Les jeunes gens de 2011 ne savaient certainement pas grand-chose non plus de Bourguiba, celui que dans notre enfance la télévision appelait le « combattant suprême », qui nous racontait tous les soirs ses souvenirs, qu’on voyait prendre son « bain quotidien » à la belle saison… ils n’ont pas été bercés par les « tahsal maânah », ce petit tic de langage caractéristique, incise bourguibienne qui marquait à la fois sa volonté de bien dire et une légère exaspération. Non, ils ne savaient pas grand-chose de cela, qui avait été pour l’essentiel gommé par le régime du RCD.

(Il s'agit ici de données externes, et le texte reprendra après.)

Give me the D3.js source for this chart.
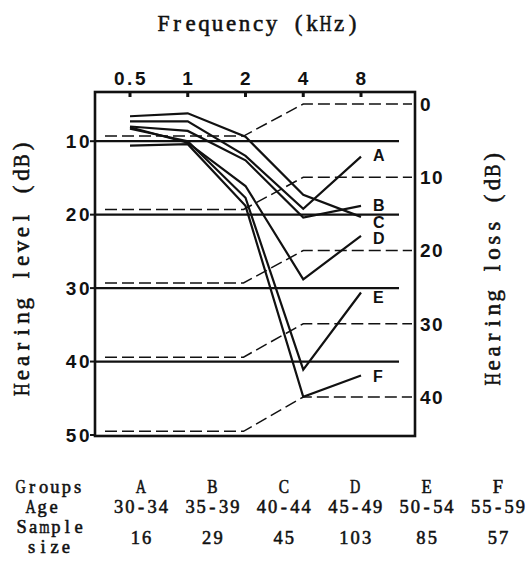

Lorsque BCE paraît, il n’est donc pas connu. Il n’est pas l’homme de la révolution, ni celui de Ben Ali. Un homme nouveau pour l’essentiel de ceux qui le découvrent alors.

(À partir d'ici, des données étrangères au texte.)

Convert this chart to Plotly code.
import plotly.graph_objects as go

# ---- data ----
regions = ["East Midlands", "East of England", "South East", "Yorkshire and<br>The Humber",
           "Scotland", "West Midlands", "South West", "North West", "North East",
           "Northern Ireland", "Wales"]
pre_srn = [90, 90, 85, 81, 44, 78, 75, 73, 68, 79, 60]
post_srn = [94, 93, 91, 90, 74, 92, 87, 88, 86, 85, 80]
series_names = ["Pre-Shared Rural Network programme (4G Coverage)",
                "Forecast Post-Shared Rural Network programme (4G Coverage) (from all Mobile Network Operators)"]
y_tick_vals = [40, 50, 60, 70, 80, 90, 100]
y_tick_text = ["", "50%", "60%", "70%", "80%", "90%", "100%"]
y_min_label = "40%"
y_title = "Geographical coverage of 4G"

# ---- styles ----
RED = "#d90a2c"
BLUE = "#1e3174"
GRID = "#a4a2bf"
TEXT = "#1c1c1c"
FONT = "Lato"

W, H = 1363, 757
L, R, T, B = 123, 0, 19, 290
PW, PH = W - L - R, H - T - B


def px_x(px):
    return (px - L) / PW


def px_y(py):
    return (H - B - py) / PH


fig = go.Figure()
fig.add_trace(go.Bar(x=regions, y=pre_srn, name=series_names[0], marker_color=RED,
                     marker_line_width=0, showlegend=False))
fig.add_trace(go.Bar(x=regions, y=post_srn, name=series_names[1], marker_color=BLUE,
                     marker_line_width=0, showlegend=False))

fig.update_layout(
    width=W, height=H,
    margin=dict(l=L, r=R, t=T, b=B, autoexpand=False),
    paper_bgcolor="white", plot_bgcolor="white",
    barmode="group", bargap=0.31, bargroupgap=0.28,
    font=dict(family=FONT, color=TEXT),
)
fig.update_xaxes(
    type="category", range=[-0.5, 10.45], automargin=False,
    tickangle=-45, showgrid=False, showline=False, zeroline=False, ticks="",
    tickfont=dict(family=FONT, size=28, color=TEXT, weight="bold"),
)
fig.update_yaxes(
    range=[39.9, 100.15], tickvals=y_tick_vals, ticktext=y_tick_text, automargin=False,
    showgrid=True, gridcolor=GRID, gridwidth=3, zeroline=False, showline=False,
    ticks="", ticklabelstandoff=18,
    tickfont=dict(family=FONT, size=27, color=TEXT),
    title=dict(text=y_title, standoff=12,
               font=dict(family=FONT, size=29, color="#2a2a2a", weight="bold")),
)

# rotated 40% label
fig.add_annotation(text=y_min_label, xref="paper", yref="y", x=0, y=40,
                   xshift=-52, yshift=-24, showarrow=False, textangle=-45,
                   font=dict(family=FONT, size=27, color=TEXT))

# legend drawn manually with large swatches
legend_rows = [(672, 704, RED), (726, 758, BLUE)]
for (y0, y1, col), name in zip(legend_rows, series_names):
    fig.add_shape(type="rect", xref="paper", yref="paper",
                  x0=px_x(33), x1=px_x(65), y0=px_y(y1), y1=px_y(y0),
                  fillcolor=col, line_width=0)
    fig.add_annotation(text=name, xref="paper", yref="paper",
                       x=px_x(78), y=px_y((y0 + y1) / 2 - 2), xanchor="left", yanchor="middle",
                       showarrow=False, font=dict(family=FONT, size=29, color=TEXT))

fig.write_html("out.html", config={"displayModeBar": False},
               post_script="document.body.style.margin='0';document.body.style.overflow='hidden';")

C’est en ayant à l’esprit les conditions dans lesquelles se produit ce « surgissement » que je voudrais tenter de faire le portrait de BCE. L’approche critique de son mouvement et de son élection qui voudrait simplement y voir un « retour de l’ancien régime », si elle n’est pas complètement fausse, me semble incomplète: car il faut d’abord s’entendre sur ce qu’est l’ancien régime et sur ce que BCE convoque, consciemment et inconsciemment de ces ressorts anciens. 

Il déclare dans le journal belge « Le soir »: « je suis un disciple de Bourguiba. Je suis le produit de son école ». Partons donc de cette filiation revendiquée.

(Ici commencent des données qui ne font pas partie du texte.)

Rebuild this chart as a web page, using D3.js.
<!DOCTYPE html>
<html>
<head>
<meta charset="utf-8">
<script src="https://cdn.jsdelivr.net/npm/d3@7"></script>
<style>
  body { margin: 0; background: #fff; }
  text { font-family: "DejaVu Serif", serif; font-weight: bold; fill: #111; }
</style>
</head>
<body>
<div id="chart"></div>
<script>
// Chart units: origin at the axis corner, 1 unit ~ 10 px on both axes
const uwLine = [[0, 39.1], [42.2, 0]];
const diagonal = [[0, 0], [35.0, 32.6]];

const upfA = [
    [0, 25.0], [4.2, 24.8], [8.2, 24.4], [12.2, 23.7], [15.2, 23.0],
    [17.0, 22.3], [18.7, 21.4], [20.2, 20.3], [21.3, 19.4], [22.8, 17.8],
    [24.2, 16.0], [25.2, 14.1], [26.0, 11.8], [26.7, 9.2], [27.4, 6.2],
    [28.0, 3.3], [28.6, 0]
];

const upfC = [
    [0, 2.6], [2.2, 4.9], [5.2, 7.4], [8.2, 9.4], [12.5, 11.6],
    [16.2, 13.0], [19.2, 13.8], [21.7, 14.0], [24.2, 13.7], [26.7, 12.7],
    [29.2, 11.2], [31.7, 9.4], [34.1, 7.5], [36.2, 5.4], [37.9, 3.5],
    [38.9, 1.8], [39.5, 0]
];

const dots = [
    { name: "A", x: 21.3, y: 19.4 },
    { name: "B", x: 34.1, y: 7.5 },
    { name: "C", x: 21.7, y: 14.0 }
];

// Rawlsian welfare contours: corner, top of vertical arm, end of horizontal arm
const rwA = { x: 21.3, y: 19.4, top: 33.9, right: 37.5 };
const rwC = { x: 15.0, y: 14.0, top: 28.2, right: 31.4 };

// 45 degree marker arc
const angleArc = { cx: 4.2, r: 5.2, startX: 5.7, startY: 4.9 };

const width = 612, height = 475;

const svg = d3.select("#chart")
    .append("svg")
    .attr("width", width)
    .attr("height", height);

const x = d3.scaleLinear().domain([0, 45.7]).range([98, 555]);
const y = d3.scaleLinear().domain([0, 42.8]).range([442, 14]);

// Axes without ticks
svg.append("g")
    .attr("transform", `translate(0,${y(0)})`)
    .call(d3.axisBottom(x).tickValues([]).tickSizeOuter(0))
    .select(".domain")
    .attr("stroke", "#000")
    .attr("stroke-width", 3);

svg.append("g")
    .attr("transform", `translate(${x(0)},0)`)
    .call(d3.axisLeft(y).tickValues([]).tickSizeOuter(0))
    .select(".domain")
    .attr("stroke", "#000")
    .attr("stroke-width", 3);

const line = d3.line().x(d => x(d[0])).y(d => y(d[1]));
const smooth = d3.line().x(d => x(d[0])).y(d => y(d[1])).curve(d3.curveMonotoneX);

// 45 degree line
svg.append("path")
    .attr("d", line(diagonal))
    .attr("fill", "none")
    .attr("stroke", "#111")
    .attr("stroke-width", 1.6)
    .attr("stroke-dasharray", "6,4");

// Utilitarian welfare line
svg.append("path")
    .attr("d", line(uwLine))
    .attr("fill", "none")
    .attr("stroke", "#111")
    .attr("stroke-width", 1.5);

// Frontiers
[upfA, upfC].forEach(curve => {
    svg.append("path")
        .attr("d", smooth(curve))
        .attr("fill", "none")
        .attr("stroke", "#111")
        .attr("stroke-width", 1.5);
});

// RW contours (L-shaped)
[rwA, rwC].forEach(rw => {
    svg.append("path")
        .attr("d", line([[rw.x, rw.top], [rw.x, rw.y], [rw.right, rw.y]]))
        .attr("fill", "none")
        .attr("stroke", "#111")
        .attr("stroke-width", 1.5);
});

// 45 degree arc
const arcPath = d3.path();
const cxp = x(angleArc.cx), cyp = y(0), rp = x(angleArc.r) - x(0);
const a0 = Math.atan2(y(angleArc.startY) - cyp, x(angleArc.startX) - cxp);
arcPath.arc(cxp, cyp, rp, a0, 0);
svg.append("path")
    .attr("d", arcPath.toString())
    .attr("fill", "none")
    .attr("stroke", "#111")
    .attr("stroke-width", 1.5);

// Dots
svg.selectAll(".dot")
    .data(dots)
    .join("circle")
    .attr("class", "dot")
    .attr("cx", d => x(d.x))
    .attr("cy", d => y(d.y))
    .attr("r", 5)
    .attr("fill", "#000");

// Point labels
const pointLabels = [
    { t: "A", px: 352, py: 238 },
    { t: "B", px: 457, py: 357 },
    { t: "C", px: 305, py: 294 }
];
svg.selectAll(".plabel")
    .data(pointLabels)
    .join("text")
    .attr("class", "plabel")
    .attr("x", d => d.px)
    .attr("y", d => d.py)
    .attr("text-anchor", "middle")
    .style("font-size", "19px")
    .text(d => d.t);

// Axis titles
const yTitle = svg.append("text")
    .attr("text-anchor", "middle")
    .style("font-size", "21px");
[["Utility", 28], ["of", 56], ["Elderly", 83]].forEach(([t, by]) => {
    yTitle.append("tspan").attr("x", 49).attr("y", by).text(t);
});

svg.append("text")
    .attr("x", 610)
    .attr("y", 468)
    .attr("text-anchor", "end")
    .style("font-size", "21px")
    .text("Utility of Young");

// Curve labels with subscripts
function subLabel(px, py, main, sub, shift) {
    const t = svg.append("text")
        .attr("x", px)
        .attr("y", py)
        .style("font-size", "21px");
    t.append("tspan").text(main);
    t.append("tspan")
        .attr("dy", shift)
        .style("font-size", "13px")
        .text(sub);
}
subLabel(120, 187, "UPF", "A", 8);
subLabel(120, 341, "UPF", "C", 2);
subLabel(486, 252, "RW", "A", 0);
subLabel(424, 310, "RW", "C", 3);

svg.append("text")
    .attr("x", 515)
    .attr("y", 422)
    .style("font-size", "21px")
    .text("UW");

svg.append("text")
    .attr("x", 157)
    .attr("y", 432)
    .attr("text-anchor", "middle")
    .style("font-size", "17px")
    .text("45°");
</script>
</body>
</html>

Qu’est-ce donc que l’école de Bourguiba? C’est en premier lieu et d’évidence, un style, immédiatement reconnaissable. Un maniement de la langue arabe ET du dialecte, une alternance de solennité assumée et de gravité avec des anecdotes et des prises à partie en dialecte tunisien (tunisois). Lorsque BCE paraît, pour tous ceux qui ont connu Bourguiba, c’est cette petite musique qui revient, avec l’humour, la familiarité, mais aussi une certaine prestance et cette petite touche menaçante lorsque la colère guette. La crainte – et le respect  dus au père – sont perceptibles lorsque l’on regarde les journalistes rassemblés pour les conférences de presse ou ses interlocuteurs politiques. 

 

Le culte de l’Etat, de son autorité et de sa « prestance »

 

Au style il faut ajouter l’habileté politique assumée. BCE se sait stratège et en fait état régulièrement. Il revendique un pragmatisme constant, au nom de l’expérience. Comme Bourguiba, il fait avec la réalité des rapports de force, s’y insère et n’hésite pas à avoir recours à la force, celle de son autorité et éventuellement celle de l’Etat.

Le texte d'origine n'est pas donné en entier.